## Dataset records

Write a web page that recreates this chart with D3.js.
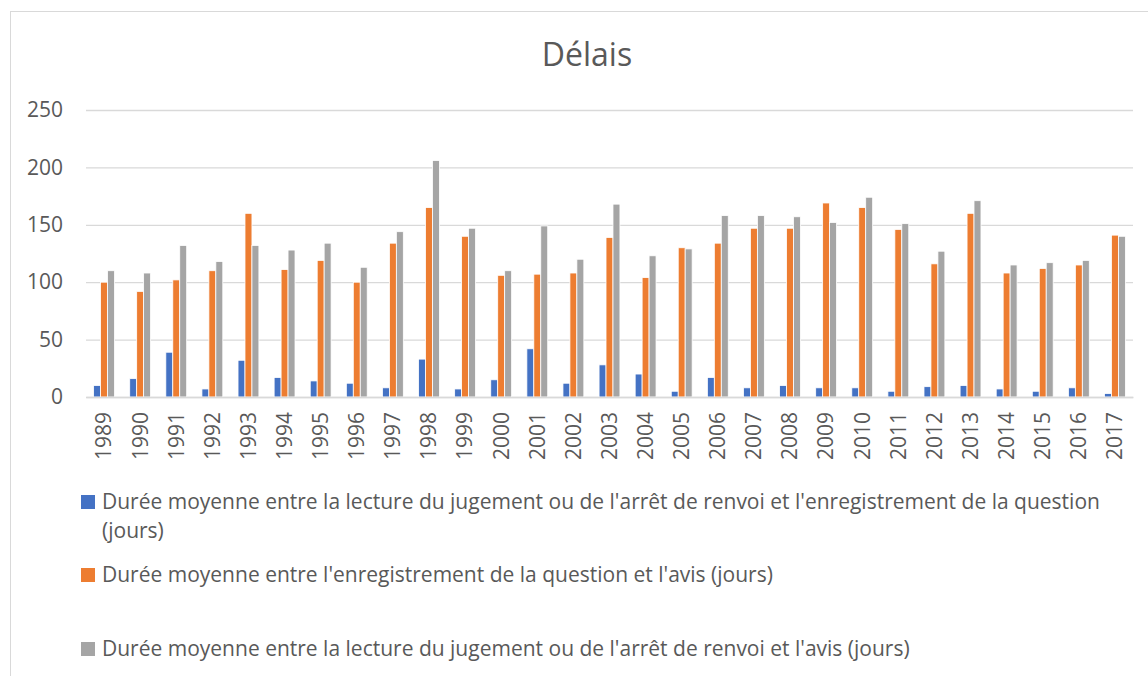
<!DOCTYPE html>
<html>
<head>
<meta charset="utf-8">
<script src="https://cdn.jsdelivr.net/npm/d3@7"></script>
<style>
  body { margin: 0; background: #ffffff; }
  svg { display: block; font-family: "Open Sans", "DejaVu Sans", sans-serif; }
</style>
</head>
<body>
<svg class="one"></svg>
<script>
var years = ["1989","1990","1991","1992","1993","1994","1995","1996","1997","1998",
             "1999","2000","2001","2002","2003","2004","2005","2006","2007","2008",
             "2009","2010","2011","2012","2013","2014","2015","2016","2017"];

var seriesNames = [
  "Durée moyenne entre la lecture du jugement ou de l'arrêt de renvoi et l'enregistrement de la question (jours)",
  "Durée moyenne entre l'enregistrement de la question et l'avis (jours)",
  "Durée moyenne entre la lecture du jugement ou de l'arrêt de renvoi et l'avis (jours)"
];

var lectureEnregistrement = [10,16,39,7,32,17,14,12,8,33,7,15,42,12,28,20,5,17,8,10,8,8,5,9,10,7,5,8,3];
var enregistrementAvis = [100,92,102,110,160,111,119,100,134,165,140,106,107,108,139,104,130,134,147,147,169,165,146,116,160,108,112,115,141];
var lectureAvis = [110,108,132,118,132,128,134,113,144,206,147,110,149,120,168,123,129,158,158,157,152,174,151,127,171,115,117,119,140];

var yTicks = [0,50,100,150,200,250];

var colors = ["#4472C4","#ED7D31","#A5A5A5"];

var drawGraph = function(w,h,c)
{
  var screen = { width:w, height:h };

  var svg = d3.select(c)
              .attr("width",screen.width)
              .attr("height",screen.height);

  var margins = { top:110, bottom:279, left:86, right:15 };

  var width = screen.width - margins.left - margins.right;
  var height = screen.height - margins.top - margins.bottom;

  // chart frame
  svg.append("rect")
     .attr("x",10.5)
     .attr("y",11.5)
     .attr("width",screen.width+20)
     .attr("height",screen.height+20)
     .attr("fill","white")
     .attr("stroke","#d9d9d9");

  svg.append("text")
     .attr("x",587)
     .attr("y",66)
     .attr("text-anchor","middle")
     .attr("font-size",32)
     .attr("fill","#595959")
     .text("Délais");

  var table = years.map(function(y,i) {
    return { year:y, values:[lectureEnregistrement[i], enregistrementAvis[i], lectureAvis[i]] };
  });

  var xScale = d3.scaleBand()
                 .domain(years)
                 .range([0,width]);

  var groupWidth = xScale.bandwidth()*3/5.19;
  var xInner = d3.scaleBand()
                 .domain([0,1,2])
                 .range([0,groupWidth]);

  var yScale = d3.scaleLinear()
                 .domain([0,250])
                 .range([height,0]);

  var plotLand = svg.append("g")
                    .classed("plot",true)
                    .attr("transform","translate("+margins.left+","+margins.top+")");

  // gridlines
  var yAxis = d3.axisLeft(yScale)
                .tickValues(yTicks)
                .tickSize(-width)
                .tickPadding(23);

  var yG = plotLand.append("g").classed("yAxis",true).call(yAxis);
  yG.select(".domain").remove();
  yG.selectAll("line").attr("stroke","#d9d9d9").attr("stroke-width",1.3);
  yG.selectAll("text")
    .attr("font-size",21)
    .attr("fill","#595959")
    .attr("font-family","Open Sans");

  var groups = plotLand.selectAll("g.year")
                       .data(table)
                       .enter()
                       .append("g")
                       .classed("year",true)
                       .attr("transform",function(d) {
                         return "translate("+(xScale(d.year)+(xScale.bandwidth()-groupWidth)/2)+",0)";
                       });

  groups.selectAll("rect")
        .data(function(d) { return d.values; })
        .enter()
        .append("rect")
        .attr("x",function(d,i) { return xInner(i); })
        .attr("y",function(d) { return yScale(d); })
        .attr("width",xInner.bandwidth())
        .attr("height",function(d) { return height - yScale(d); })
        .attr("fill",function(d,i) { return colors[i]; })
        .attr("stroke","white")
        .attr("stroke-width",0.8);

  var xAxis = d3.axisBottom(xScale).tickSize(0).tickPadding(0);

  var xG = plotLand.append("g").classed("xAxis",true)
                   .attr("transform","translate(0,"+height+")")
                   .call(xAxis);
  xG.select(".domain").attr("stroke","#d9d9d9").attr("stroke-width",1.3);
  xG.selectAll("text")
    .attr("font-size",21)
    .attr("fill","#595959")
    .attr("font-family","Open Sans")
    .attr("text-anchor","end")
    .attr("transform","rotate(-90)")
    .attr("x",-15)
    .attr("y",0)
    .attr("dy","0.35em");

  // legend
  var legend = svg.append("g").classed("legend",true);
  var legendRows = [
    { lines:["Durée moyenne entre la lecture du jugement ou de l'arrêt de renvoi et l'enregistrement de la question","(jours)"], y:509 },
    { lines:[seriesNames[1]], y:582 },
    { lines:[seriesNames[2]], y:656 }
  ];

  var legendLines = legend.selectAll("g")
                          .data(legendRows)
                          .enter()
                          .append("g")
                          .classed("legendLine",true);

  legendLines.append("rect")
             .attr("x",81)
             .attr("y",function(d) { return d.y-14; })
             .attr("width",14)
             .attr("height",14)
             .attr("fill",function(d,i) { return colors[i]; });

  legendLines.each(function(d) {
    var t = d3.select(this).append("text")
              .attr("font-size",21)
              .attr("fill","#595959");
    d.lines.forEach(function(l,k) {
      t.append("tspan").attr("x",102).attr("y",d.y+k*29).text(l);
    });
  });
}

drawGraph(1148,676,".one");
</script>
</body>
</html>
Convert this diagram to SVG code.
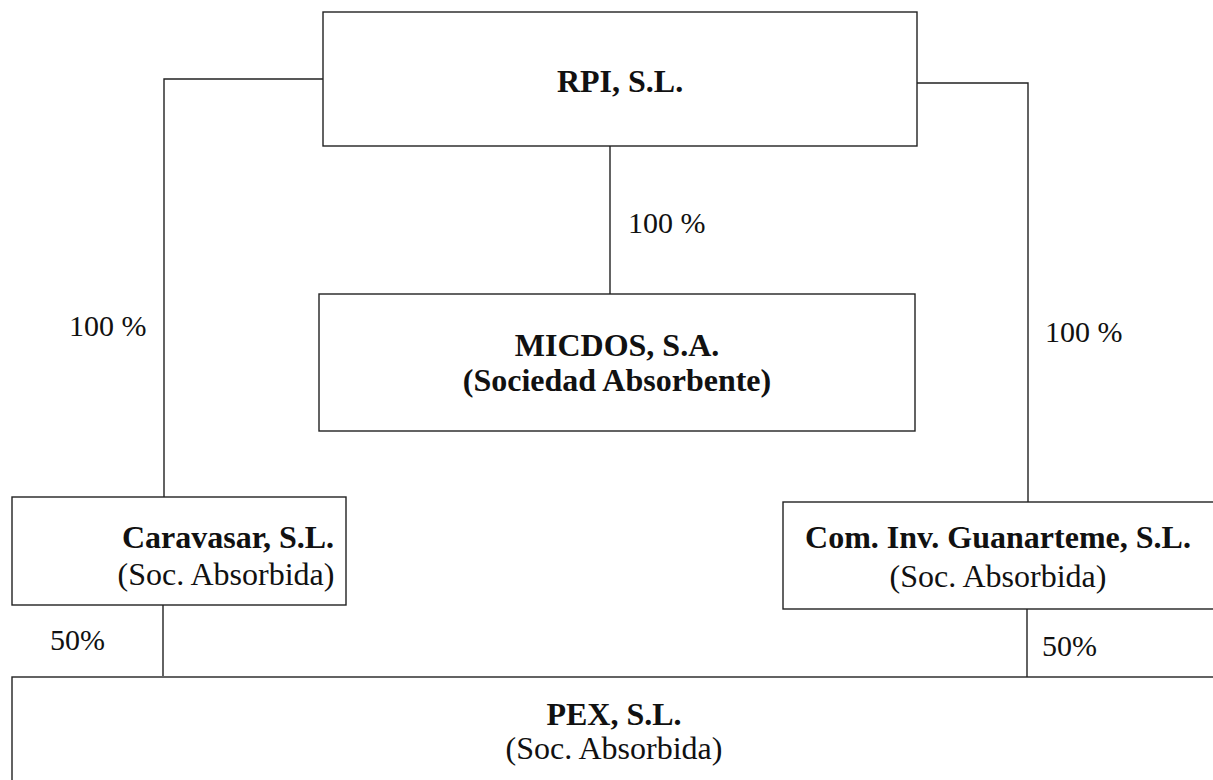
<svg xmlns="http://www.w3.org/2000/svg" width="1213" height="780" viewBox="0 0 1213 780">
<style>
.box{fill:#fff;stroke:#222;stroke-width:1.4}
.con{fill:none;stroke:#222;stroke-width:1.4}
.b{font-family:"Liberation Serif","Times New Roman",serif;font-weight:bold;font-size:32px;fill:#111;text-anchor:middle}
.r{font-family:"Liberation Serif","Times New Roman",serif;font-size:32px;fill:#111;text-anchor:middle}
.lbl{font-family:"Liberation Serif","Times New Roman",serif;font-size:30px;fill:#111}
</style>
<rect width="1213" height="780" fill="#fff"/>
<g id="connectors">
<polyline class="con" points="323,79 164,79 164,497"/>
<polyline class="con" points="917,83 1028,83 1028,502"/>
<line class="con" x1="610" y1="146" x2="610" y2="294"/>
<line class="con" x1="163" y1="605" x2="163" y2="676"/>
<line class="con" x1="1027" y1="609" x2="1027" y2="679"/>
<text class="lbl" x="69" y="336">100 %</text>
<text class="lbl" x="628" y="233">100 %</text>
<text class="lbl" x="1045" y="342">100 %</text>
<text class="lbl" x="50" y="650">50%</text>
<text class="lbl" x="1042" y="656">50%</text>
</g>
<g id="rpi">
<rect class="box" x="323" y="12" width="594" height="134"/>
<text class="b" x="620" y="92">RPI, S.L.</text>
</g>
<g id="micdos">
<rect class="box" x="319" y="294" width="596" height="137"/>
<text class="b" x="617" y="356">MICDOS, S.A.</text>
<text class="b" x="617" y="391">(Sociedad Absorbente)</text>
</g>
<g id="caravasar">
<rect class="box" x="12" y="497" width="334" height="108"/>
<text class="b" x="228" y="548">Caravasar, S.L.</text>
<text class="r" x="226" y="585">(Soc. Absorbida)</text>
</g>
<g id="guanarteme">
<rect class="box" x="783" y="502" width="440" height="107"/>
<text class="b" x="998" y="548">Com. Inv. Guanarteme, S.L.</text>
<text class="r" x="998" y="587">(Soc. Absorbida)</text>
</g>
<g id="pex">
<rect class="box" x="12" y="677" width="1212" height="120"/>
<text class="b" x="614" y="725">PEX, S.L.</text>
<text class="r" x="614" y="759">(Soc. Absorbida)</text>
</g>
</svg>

## Problem description
Your task is an exact transcription of all the data, minus the pictures.

## The answer
Write a web page that recreates this chart with D3.js.
<!DOCTYPE html>
<html>
<head>
<meta charset="utf-8">
<script src="https://cdn.jsdelivr.net/npm/d3@7"></script>
<style>
  body { margin: 0; background: #ffffff; }
  svg { display: block; font-family: "Open Sans", "DejaVu Sans", sans-serif; }
</style>
</head>
<body>
<svg class="one"></svg>
<script>
var years = ["1989","1990","1991","1992","1993","1994","1995","1996","1997","1998",
             "1999","2000","2001","2002","2003","2004","2005","2006","2007","2008",
             "2009","2010","2011","2012","2013","2014","2015","2016","2017"];

var seriesNames = [
  "Durée moyenne entre la lecture du jugement ou de l'arrêt de renvoi et l'enregistrement de la question (jours)",
  "Durée moyenne entre l'enregistrement de la question et l'avis (jours)",
  "Durée moyenne entre la lecture du jugement ou de l'arrêt de renvoi et l'avis (jours)"
];

var lectureEnregistrement = [10,16,39,7,32,17,14,12,8,33,7,15,42,12,28,20,5,17,8,10,8,8,5,9,10,7,5,8,3];
var enregistrementAvis = [100,92,102,110,160,111,119,100,134,165,140,106,107,108,139,104,130,134,147,147,169,165,146,116,160,108,112,115,141];
var lectureAvis = [110,108,132,118,132,128,134,113,144,206,147,110,149,120,168,123,129,158,158,157,152,174,151,127,171,115,117,119,140];

var yTicks = [0,50,100,150,200,250];

var colors = ["#4472C4","#ED7D31","#A5A5A5"];

var drawGraph = function(w,h,c)
{
  var screen = { width:w, height:h };

  var svg = d3.select(c)
              .attr("width",screen.width)
              .attr("height",screen.height);

  var margins = { top:110, bottom:279, left:86, right:15 };

  var width = screen.width - margins.left - margins.right;
  var height = screen.height - margins.top - margins.bottom;

  // chart frame
  svg.append("rect")
     .attr("x",10.5)
     .attr("y",11.5)
     .attr("width",screen.width+20)
     .attr("height",screen.height+20)
     .attr("fill","white")
     .attr("stroke","#d9d9d9");

  svg.append("text")
     .attr("x",587)
     .attr("y",66)
     .attr("text-anchor","middle")
     .attr("font-size",32)
     .attr("fill","#595959")
     .text("Délais");

  var table = years.map(function(y,i) {
    return { year:y, values:[lectureEnregistrement[i], enregistrementAvis[i], lectureAvis[i]] };
  });

  var xScale = d3.scaleBand()
                 .domain(years)
                 .range([0,width]);

  var groupWidth = xScale.bandwidth()*3/5.19;
  var xInner = d3.scaleBand()
                 .domain([0,1,2])
                 .range([0,groupWidth]);

  var yScale = d3.scaleLinear()
                 .domain([0,250])
                 .range([height,0]);

  var plotLand = svg.append("g")
                    .classed("plot",true)
                    .attr("transform","translate("+margins.left+","+margins.top+")");

  // gridlines
  var yAxis = d3.axisLeft(yScale)
                .tickValues(yTicks)
                .tickSize(-width)
                .tickPadding(23);

  var yG = plotLand.append("g").classed("yAxis",true).call(yAxis);
  yG.select(".domain").remove();
  yG.selectAll("line").attr("stroke","#d9d9d9").attr("stroke-width",1.3);
  yG.selectAll("text")
    .attr("font-size",21)
    .attr("fill","#595959")
    .attr("font-family","Open Sans");

  var groups = plotLand.selectAll("g.year")
                       .data(table)
                       .enter()
                       .append("g")
                       .classed("year",true)
                       .attr("transform",function(d) {
                         return "translate("+(xScale(d.year)+(xScale.bandwidth()-groupWidth)/2)+",0)";
                       });

  groups.selectAll("rect")
        .data(function(d) { return d.values; })
        .enter()
        .append("rect")
        .attr("x",function(d,i) { return xInner(i); })
        .attr("y",function(d) { return yScale(d); })
        .attr("width",xInner.bandwidth())
        .attr("height",function(d) { return height - yScale(d); })
        .attr("fill",function(d,i) { return colors[i]; })
        .attr("stroke","white")
        .attr("stroke-width",0.8);

  var xAxis = d3.axisBottom(xScale).tickSize(0).tickPadding(0);

  var xG = plotLand.append("g").classed("xAxis",true)
                   .attr("transform","translate(0,"+height+")")
                   .call(xAxis);
  xG.select(".domain").attr("stroke","#d9d9d9").attr("stroke-width",1.3);
  xG.selectAll("text")
    .attr("font-size",21)
    .attr("fill","#595959")
    .attr("font-family","Open Sans")
    .attr("text-anchor","end")
    .attr("transform","rotate(-90)")
    .attr("x",-15)
    .attr("y",0)
    .attr("dy","0.35em");

  // legend
  var legend = svg.append("g").classed("legend",true);
  var legendRows = [
    { lines:["Durée moyenne entre la lecture du jugement ou de l'arrêt de renvoi et l'enregistrement de la question","(jours)"], y:509 },
    { lines:[seriesNames[1]], y:582 },
    { lines:[seriesNames[2]], y:656 }
  ];

  var legendLines = legend.selectAll("g")
                          .data(legendRows)
                          .enter()
                          .append("g")
                          .classed("legendLine",true);

  legendLines.append("rect")
             .attr("x",81)
             .attr("y",function(d) { return d.y-14; })
             .attr("width",14)
             .attr("height",14)
             .attr("fill",function(d,i) { return colors[i]; });

  legendLines.each(function(d) {
    var t = d3.select(this).append("text")
              .attr("font-size",21)
              .attr("fill","#595959");
    d.lines.forEach(function(l,k) {
      t.append("tspan").attr("x",102).attr("y",d.y+k*29).text(l);
    });
  });
}

drawGraph(1148,676,".one");
</script>
</body>
</html>
Convert this diagram to SVG code.
<svg xmlns="http://www.w3.org/2000/svg" width="1213" height="780" viewBox="0 0 1213 780">
<style>
.box{fill:#fff;stroke:#222;stroke-width:1.4}
.con{fill:none;stroke:#222;stroke-width:1.4}
.b{font-family:"Liberation Serif","Times New Roman",serif;font-weight:bold;font-size:32px;fill:#111;text-anchor:middle}
.r{font-family:"Liberation Serif","Times New Roman",serif;font-size:32px;fill:#111;text-anchor:middle}
.lbl{font-family:"Liberation Serif","Times New Roman",serif;font-size:30px;fill:#111}
</style>
<rect width="1213" height="780" fill="#fff"/>
<g id="connectors">
<polyline class="con" points="323,79 164,79 164,497"/>
<polyline class="con" points="917,83 1028,83 1028,502"/>
<line class="con" x1="610" y1="146" x2="610" y2="294"/>
<line class="con" x1="163" y1="605" x2="163" y2="676"/>
<line class="con" x1="1027" y1="609" x2="1027" y2="679"/>
<text class="lbl" x="69" y="336">100 %</text>
<text class="lbl" x="628" y="233">100 %</text>
<text class="lbl" x="1045" y="342">100 %</text>
<text class="lbl" x="50" y="650">50%</text>
<text class="lbl" x="1042" y="656">50%</text>
</g>
<g id="rpi">
<rect class="box" x="323" y="12" width="594" height="134"/>
<text class="b" x="620" y="92">RPI, S.L.</text>
</g>
<g id="micdos">
<rect class="box" x="319" y="294" width="596" height="137"/>
<text class="b" x="617" y="356">MICDOS, S.A.</text>
<text class="b" x="617" y="391">(Sociedad Absorbente)</text>
</g>
<g id="caravasar">
<rect class="box" x="12" y="497" width="334" height="108"/>
<text class="b" x="228" y="548">Caravasar, S.L.</text>
<text class="r" x="226" y="585">(Soc. Absorbida)</text>
</g>
<g id="guanarteme">
<rect class="box" x="783" y="502" width="440" height="107"/>
<text class="b" x="998" y="548">Com. Inv. Guanarteme, S.L.</text>
<text class="r" x="998" y="587">(Soc. Absorbida)</text>
</g>
<g id="pex">
<rect class="box" x="12" y="677" width="1212" height="120"/>
<text class="b" x="614" y="725">PEX, S.L.</text>
<text class="r" x="614" y="759">(Soc. Absorbida)</text>
</g>
</svg>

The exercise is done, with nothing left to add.